Dear Mr. Scango, the role you played in the restoration of peace and freedom on our continent sets an example that we must keep in mind because you fought for the values that define our two nations: liberty and democracy.
One may remember that France fought on the side of the American revolutionary forces. General Rochambeau and General Lafayette joined their forces to those of General Washington in the decisive Battle of Yorktown in 1781. And this battle led, a few years later, to the Independence of the United States.
Thus France is United States oldest ally.
During WWI, more than four million men and women from the United States served in uniform alongside with French soldiers. Once again, our joint forces were successful, but the restored peace did not last: WWII broke out.
And to help us against the tyranny of Nazi rule, your generation, Mr. Scango, came to our shores to fight with courage, for the sake of freedom.
Today, this deep and enduring relationship between the United States and France is still founded on our shared democratic values, economic ties, defense and security cooperation.
Mr. Ernest Scango, we are honoring you with the Legion of Honor for your bravery, and to demonstrate our gratitude and infinite respect for your invaluable contribution to the Liberation of France.

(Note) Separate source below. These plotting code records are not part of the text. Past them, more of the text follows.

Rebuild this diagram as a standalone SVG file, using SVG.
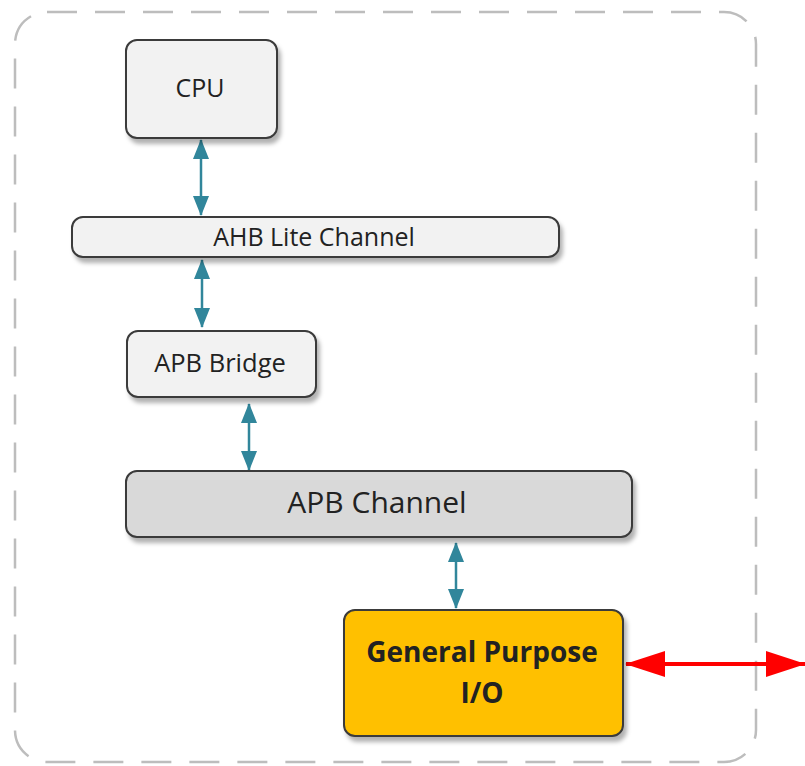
<svg xmlns="http://www.w3.org/2000/svg" width="805" height="766" viewBox="0 0 805 766">
<style>
.box{stroke:#3a3a3a;stroke-width:2;filter:url(#sh)}
.lbl{font-family:"Open Sans","Noto Sans",sans-serif;fill:#222;text-anchor:middle;dominant-baseline:central}
.tl{stroke:#31869b;stroke-width:2.5;fill:none;marker-start:url(#ta);marker-end:url(#ta)}
</style>
<defs>
<filter id="sh" x="-10%" y="-10%" width="130%" height="140%">
<feDropShadow dx="3" dy="5" stdDeviation="2" flood-color="#000" flood-opacity="0.3"/>
</filter>
<marker id="ta" viewBox="0 0 20 16" refX="19" refY="8" markerWidth="20" markerHeight="16" markerUnits="userSpaceOnUse" orient="auto-start-reverse">
<path d="M0,0 L20,8 L0,16 Z" fill="#31869b"/>
</marker>
<marker id="ra" viewBox="0 0 40 26" refX="39" refY="13" markerWidth="40" markerHeight="26" markerUnits="userSpaceOnUse" orient="auto-start-reverse">
<path d="M0,0 L40,13 L0,26 Z" fill="#ff0000"/>
</marker>
</defs>
<rect id="frame" x="15" y="12" width="741" height="750" rx="32" fill="none" stroke="#bdbdbd" stroke-width="2.5" stroke-dasharray="30 18"/>
<g id="connectors">
<line class="tl" x1="201" y1="140" x2="201" y2="215"/>
<line class="tl" x1="202" y1="260" x2="202" y2="327"/>
<line class="tl" x1="249" y1="404" x2="249" y2="470"/>
<line class="tl" x1="456" y1="543" x2="456" y2="608"/>
<line x1="626" y1="664" x2="805" y2="664" stroke="#ff0000" stroke-width="4" marker-start="url(#ra)" marker-end="url(#ra)"/>
</g>
<g id="cpu">
<rect class="box" x="126" y="40" width="151" height="98" rx="11" fill="#f2f2f2"/>
<text class="lbl" x="200" y="87" font-size="25">CPU</text>
</g>
<g id="ahb">
<rect class="box" x="72" y="217" width="487" height="40" rx="11" fill="#f2f2f2"/>
<text class="lbl" x="314" y="236" font-size="25">AHB Lite Channel</text>
</g>
<g id="bridge">
<rect class="box" x="127" y="331" width="189" height="66" rx="11" fill="#f2f2f2"/>
<text class="lbl" x="220" y="362" font-size="25.5">APB Bridge</text>
</g>
<g id="apb">
<rect class="box" x="126" y="471" width="506" height="66" rx="11" fill="#d9d9d9"/>
<text class="lbl" x="377" y="501" font-size="30">APB Channel</text>
</g>
<g id="gpio">
<rect class="box" x="344" y="610" width="279" height="126" rx="11" fill="#ffc000"/>
<text class="lbl" x="482" y="651" font-size="28" font-weight="bold" fill="#111">General Purpose</text>
<text class="lbl" x="482" y="692" font-size="28" font-weight="bold" fill="#111">I/O</text>
</g>
</svg>
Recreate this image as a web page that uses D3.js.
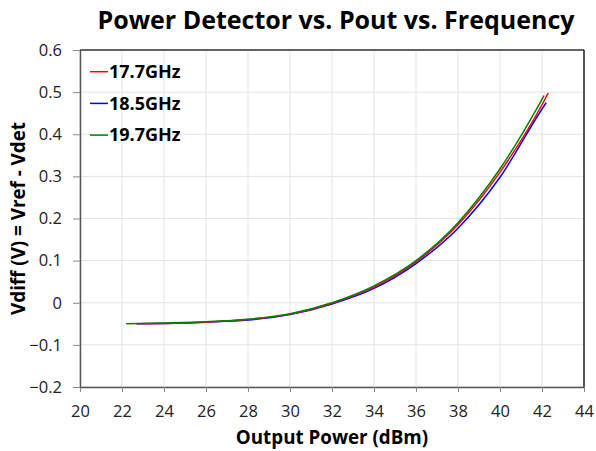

Allow me to introduce you this recognition:

Founded in 1802 by Napoléon Bonaparte, the Legion of Honor is one of his most important creations, with the Napoleonic Code.
The Legion of Honor is the highest decoration of the French Republic, rewarding eminent military and civil merits in the service of France. It is attributed by decree of our President.
Twenty years ago, the President Jacques Chirac enacted that every living WWII veteran who fought on French soil was eligible for this distinction. The purpose was to recognize their bravery and their sacrifice. And today, we are honoring one of them. You, Mr. Ernest Scango.
« Au nom du Président de la République, nous vous remettons les insignes de Chevalier de la Légion d’Honneur ».